<<<<

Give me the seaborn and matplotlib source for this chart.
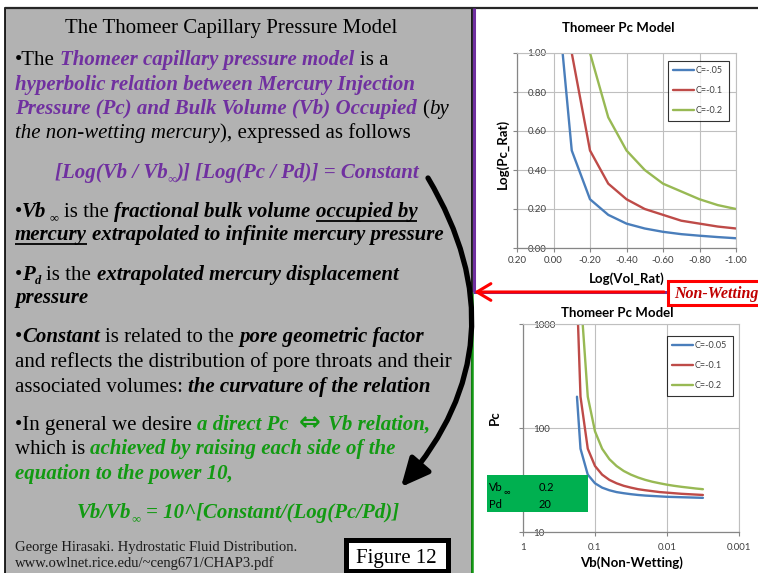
import matplotlib
matplotlib.use('Agg')
import matplotlib.pyplot as plt
import matplotlib.transforms as mtransforms
from matplotlib.patches import Rectangle, FancyArrowPatch
from matplotlib.lines import Line2D
import numpy as np
import pandas as pd
import seaborn as sns

# ---------------- data ----------------
log_vol_rat = [-0.05, -0.1, -0.2, -0.3, -0.4, -0.5, -0.6, -0.7, -0.8, -0.9, -1.0]
log_pc_rat_c005 = [1.00, 0.50, 0.25, 0.17, 0.125, 0.10, 0.083, 0.071, 0.063, 0.056, 0.05]
log_pc_rat_c01 = [2.00, 1.00, 0.50, 0.33, 0.25, 0.20, 0.17, 0.14, 0.125, 0.11, 0.10]
log_pc_rat_c02 = [4.00, 2.00, 1.00, 0.67, 0.50, 0.40, 0.33, 0.29, 0.25, 0.22, 0.20]
top_labels = ['C=-.05', 'C=-0.1', 'C=-0.2']
top_xticks = [0.2, 0.0, -0.2, -0.4, -0.6, -0.8, -1.0]
top_xticklabels = ['0.20', '0.00', '-0.20', '-0.40', '-0.60', '-0.80', '-1.00']
top_yticks = [0.0, 0.2, 0.4, 0.6, 0.8, 1.0]
top_yticklabels = ['0.00', '0.20', '0.40', '0.60', '0.80', '1.00']

vb_nonwetting = [0.178, 0.159, 0.126, 0.100, 0.0796, 0.0632, 0.0502, 0.0399, 0.0317,
                 0.0252, 0.0200, 0.0159, 0.0126, 0.0100, 0.00796, 0.00632, 0.00502,
                 0.00399, 0.00317]
pc_c005 = [200, 63.2, 35.6, 29.4, 26.7, 25.2, 24.2, 23.6, 23.1, 22.7, 22.4, 22.2, 22.0,
           21.8, 21.7, 21.6, 21.5, 21.4, 21.3]
pc_c01 = [2000, 200, 63.2, 43.1, 35.6, 31.7, 29.4, 27.8, 26.7, 25.8, 25.2, 24.7, 24.2,
          23.9, 23.6, 23.3, 23.1, 22.9, 22.7]
pc_c02 = [200000, 2000, 200, 92.8, 63.2, 50.2, 43.1, 38.6, 35.6, 33.4, 31.7, 30.4, 29.4,
          28.5, 27.8, 27.2, 26.7, 26.2, 25.8]
bottom_labels = ['C=-0.05', 'C=-0.1', 'C=-0.2']
bottom_xticks = [1, 0.1, 0.01, 0.001]
bottom_xticklabels = ['1', '0.1', '0.01', '0.001']
bottom_yticks = [10, 100, 1000]
bottom_yticklabels = ['10', '100', '1000']
param_names = ['Vb', 'Pd']
param_values = ['0.2', '20']

line_colors = ['#4a7ebb', '#be4b48', '#98b954']

# ---------------- setup ----------------
sns.set_style('white')
plt.rcParams['font.family'] = ['Lato', 'DejaVu Sans']

W, H = 758, 573
fig = plt.figure(figsize=(W / 100, H / 100), dpi=100)
fig.patch.set_facecolor('white')
T = mtransforms.Affine2D().scale(1.0 / W, -1.0 / H).translate(0, 1) + fig.transFigure
R = fig.canvas.get_renderer()


def frect(x0, y0, x1, y1, **kw):
    r = Rectangle((x0, y0), x1 - x0, y1 - y0, transform=T, **kw)
    fig.add_artist(r)
    return r


def fline(xs, ys, **kw):
    l = Line2D(xs, ys, transform=T, solid_capstyle='butt', **kw)
    fig.add_artist(l)
    return l


# ---------------- left text panel ----------------
frect(5, 8, 472, 580, facecolor='#b2b2b2', edgecolor='black', lw=1.2, zorder=0)
fline([5, 758], [8, 8], color='#262626', lw=1.6, zorder=2)

BODY = 15
SERIF = ['Liberation Serif', 'DejaVu Serif']
PURPLE = '#7030a0'
GREEN = '#129a12'


def sty(kind, size=BODY):
    d = dict(family=SERIF, size=size, color='black', weight='normal', style='normal')
    if kind in ('BI', 'P', 'G'):
        d.update(weight='bold', style='italic')
    if kind == 'I':
        d.update(style='italic')
    if kind == 'P':
        d['color'] = PURPLE
    if kind == 'G':
        d['color'] = GREEN
    return d


def twidth(s, kw):
    if not s:
        return 0.0
    t = fig.text(0, 0, s, **kw)
    w = t.get_window_extent(R).width
    t.remove()
    return w


def rich(y, segs, x=15, center=None, size=BODY):
    items = []
    total = 0.0
    for seg in segs:
        s, kind = seg[0], seg[1]
        opts = seg[2] if len(seg) > 2 else {}
        kw = sty(kind, size * opts.get('scale', 1.0))
        if 'family' in opts:
            kw['family'] = opts['family']
            kw['style'] = 'normal'
        base = sty(kind, size * opts.get('scale', 1.0))
        sp = twidth('x x', base) - twidth('xx', base)
        lead = len(s) - len(s.lstrip(' '))
        trail = len(s) - len(s.rstrip(' '))
        core = s.strip(' ')
        wc = twidth(core, kw)
        items.append((core, kw, total + lead * sp, wc, opts))
        total += lead * sp + wc + trail * sp + opts.get('extra', 0)
    x0 = center - total / 2 if center is not None else x
    for core, kw, off, wc, opts in items:
        if not core:
            continue
        fig.text(x0 + off, y + opts.get('dy', 0), core, transform=T,
                 va='baseline', ha='left', zorder=3, **kw)
        if opts.get('ul'):
            fline([x0 + off, x0 + off + wc], [y + 3.5, y + 3.5], color=kw['color'],
                  lw=1.3, zorder=3)


SUB = {'scale': 0.6, 'dy': 4}
fig.text(231, 33, 'The Thomeer Capillary Pressure Model', transform=T, ha='center',
         va='baseline', family=SERIF, size=BODY, color='black', zorder=3)
rich(65, [('•The ', 'N'), ('Thomeer capillary pressure model', 'P'), (' is a', 'N')])
rich(90, [('hyperbolic relation between Mercury Injection', 'P')])
rich(114, [('Pressure (Pc) and Bulk Volume (Vb) Occupied', 'P'), (' (', 'N'), ('by', 'I')])
rich(138, [('the non-wetting mercury', 'I'), ('), expressed as follows', 'N')])
rich(178, [('[Log(Vb / Vb', 'P'), ('∞', 'P', SUB), (')] [Log(Pc / Pd)] = Constant', 'P')],
     center=237)
rich(217, [('•', 'N'), ('Vb', 'BI'), (' ∞', 'N', SUB), (' is the ', 'N'),
           ('fractional bulk volume ', 'BI'), ('occupied by', 'BI', {'ul': True})])
rich(240, [('mercury', 'BI', {'ul': True}),
           (' extrapolated to infinite mercury pressure', 'BI')])
rich(280, [('•', 'N'), ('P', 'BI'), ('d', 'BI', SUB), (' is the ', 'N'),
           ('extrapolated mercury displacement', 'BI')])
rich(303, [('pressure', 'BI')])
rich(342, [('•', 'N'), ('Constant', 'BI'), (' is related to the ', 'N'),
           ('pore geometric factor', 'BI')])
rich(367, [('and reflects the distribution of pore throats and their', 'N')])
rich(392, [('associated volumes: ', 'N'), ('the curvature of the relation', 'BI')])
rich(430, [('•In general we desire ', 'N'), ('a direct Pc  ', 'G'),
           ('⇔', 'G', {'family': ['DejaVu Sans'], 'scale': 1.25, 'extra': 2, 'dy': 0.5}),
           (' Vb relation,', 'G')])
rich(454, [('which is ', 'N'), ('achieved by raising each side of the', 'G')])
rich(479, [('equation to the power 10,', 'G')])
rich(518, [('Vb/Vb', 'G'), ('∞', 'G', SUB), (' = 10^[Constant/(Log(Pc/Pd)]', 'G')],
     center=238)
fig.text(15, 551, 'George Hirasaki. Hydrostatic Fluid Distribution.', transform=T,
         va='baseline', family=SERIF, size=10.5, color='#1a1a1a', zorder=3)
fig.text(15, 567, 'www.owlnet.rice.edu/~ceng671/CHAP3.pdf', transform=T,
         va='baseline', family=SERIF, size=10.5, color='#1a1a1a', zorder=3)
frect(345.5, 539.5, 447.5, 570.5, facecolor='white', edgecolor='black', lw=3.6, zorder=3)
fig.text(396, 563, 'Figure 12', transform=T, ha='center', va='baseline', family=SERIF,
         size=15, color='black', zorder=4)

# right-side borders and connector
fline([473.5, 473.5], [8, 292], color=PURPLE, lw=2.2, zorder=2)
fline([472, 472], [292, 575], color='#139a13', lw=1.8, zorder=2)
fline([473, 668], [292, 292], color=PURPLE, lw=2.2, zorder=2)
red_arrow = FancyArrowPatch(posA=(664, 292), posB=(474, 292), transform=T,
                            arrowstyle='->,head_length=1.0,head_width=0.6',
                            mutation_scale=10, color='#ff0000', lw=2.2,
                            shrinkA=0, shrinkB=0, zorder=4)
fig.add_artist(red_arrow)
frect(668, 281, 770, 305, facecolor='white', edgecolor='#ff0000', lw=2.2, zorder=5)
fig.text(716, 298, 'Non-Wetting', transform=T, ha='center', va='baseline', family=SERIF,
         weight='bold', style='italic', size=11.5, color='#c00000', zorder=6)

curve_arrow = FancyArrowPatch(posA=(428, 178), posB=(401, 487), transform=T,
                              connectionstyle='arc3,rad=-0.36',
                              arrowstyle='-|>,head_length=0.85,head_width=0.4',
                              mutation_scale=20, color='black', lw=3.8,
                              shrinkA=0, shrinkB=0, zorder=4)
fig.add_artist(curve_arrow)


# ---------------- charts ----------------
def style_axes(ax):
    ax.set_facecolor('white')
    for side in ['top', 'right']:
        ax.spines[side].set_color('#bfbfbf')
        ax.spines[side].set_linewidth(0.8)
    for side in ['left', 'bottom']:
        ax.spines[side].set_color('#868686')
        ax.spines[side].set_linewidth(0.9)
    ax.grid(True, which='major', color='#bfbfbf', lw=0.8)
    ax.grid(False, which='minor')
    ax.set_axisbelow(True)
    ax.tick_params(axis='both', which='major', length=3, width=0.8, color='#868686',
                   labelsize=7, labelcolor='#404040', left=True, bottom=True)
    ax.tick_params(axis='both', which='minor', length=0)
    ax.tick_params(axis='y', pad=-10.5)
    plt.setp(ax.get_yticklabels(), ha='left')


pal_top = dict(zip(top_labels, line_colors))
df_top = pd.DataFrame({
    'Log(Vol_Rat)': log_vol_rat * 3,
    'Log(Pc_Rat)': log_pc_rat_c005 + log_pc_rat_c01 + log_pc_rat_c02,
    'series': [lab for lab in top_labels for _ in log_vol_rat],
})
ax1 = fig.add_axes([517 / W, 1 - 248 / H, 219 / W, 195 / H])
sns.lineplot(data=df_top, x='Log(Vol_Rat)', y='Log(Pc_Rat)', hue='series',
             palette=pal_top, ax=ax1, legend=False, lw=1.7, estimator=None,
             errorbar=None)
ax1.set_xlim(0.2, -1.0)
ax1.set_ylim(0, 1)
ax1.set_xticks(top_xticks, top_xticklabels)
ax1.set_yticks(top_yticks, top_yticklabels)
style_axes(ax1)
ax1.tick_params(axis='x', pad=3)
ax1.set_xlabel('Log(Vol_Rat)', fontsize=9.5, fontweight='bold', color='black')
ax1.set_ylabel('Log(Pc_Rat)', fontsize=9.5, fontweight='bold', color='black')
ax1.xaxis.label.set_va('center')
ax1.yaxis.label.set_va('center')
ax1.xaxis.set_label_coords((627 - 517) / 219, (248 - 279) / 195)
ax1.yaxis.set_label_coords((502 - 517) / 219, (248 - 154) / 195)
fig.text(618, 28, 'Thomeer Pc Model', transform=T, ha='center', va='center',
         fontsize=9.5, fontweight='bold', color='black')
handles = [Line2D([0], [0], color=c, lw=1.7) for c in line_colors]
leg1 = ax1.legend(handles, top_labels, loc='upper left', bbox_to_anchor=(668, 61),
                  bbox_transform=T, frameon=True, fancybox=False, edgecolor='black',
                  fontsize=6.5, handlelength=2.3, handletextpad=0.2, labelspacing=1.2,
                  borderpad=0.6, borderaxespad=0)
leg1.get_frame().set_linewidth(0.8)
for t in leg1.get_texts():
    t.set_color('#404040')

pal_bot = dict(zip(bottom_labels, line_colors))
df_bot = pd.DataFrame({
    'Vb(Non-Wetting)': vb_nonwetting * 3,
    'Pc': pc_c005 + pc_c01 + pc_c02,
    'series': [lab for lab in bottom_labels for _ in vb_nonwetting],
})
ax2 = fig.add_axes([523 / W, 1 - 532 / H, 216 / W, 208 / H])
ax2.set_xscale('log')
ax2.set_yscale('log')
sns.lineplot(data=df_bot, x='Vb(Non-Wetting)', y='Pc', hue='series', palette=pal_bot,
             ax=ax2, legend=False, lw=1.7, estimator=None, errorbar=None)
ax2.set_xlim(1, 0.001)
ax2.set_ylim(10, 1000)
ax2.set_xticks(bottom_xticks, bottom_xticklabels)
ax2.set_yticks(bottom_yticks, bottom_yticklabels)
ax2.xaxis.set_minor_locator(matplotlib.ticker.NullLocator())
ax2.yaxis.set_minor_locator(matplotlib.ticker.NullLocator())
style_axes(ax2)
ax2.tick_params(axis='x', pad=4.6)
ax2.set_xlabel('Vb(Non-Wetting)', fontsize=9.5, fontweight='bold', color='black')
ax2.set_ylabel('Pc', fontsize=9.5, fontweight='bold', color='black')
ax2.xaxis.label.set_va('center')
ax2.yaxis.label.set_va('center')
ax2.xaxis.set_label_coords((632 - 523) / 216, (532 - 563) / 208)
ax2.yaxis.set_label_coords((495 - 523) / 216, (532 - 418) / 208)
fig.text(617, 313, 'Thomeer Pc Model', transform=T, ha='center', va='center',
         fontsize=9.5, fontweight='bold', color='black', zorder=6)
leg2 = ax2.legend(handles, bottom_labels, loc='upper left', bbox_to_anchor=(667, 336),
                  bbox_transform=T, frameon=True, fancybox=False, edgecolor='black',
                  fontsize=6.5, handlelength=2.3, handletextpad=0.2, labelspacing=1.2,
                  borderpad=0.6, borderaxespad=0)
leg2.get_frame().set_linewidth(0.8)
for t in leg2.get_texts():
    t.set_color('#404040')

# parameter box
frect(487, 475, 588, 512, facecolor='#00b050', edgecolor='none', zorder=10)
pkw = dict(transform=T, va='baseline', fontsize=8, color='black', zorder=11)
vb_t = fig.text(489, 491, param_names[0], **pkw)
vb_w = vb_t.get_window_extent(R).width
fig.text(489 + vb_w + 1, 494, '∞', transform=T, va='baseline', fontsize=6.5,
         color='black', zorder=11)
fig.text(539, 491, param_values[0], **pkw)
fig.text(489, 508, param_names[1], **pkw)
fig.text(539, 508, param_values[1], **pkw)

fig.savefig('out.png', dpi=100, facecolor='white')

>>>>

• _What is needed_
The lines from the start of the data through the line that contains "import seaborn as sns" are to be returned exactly, please, with both ends included and every picture left out.

• _Result_
Give me the seaborn and matplotlib source for this chart.
import matplotlib
matplotlib.use('Agg')
import matplotlib.pyplot as plt
import matplotlib.transforms as mtransforms
from matplotlib.patches import Rectangle, FancyArrowPatch
from matplotlib.lines import Line2D
import numpy as np
import pandas as pd
import seaborn as sns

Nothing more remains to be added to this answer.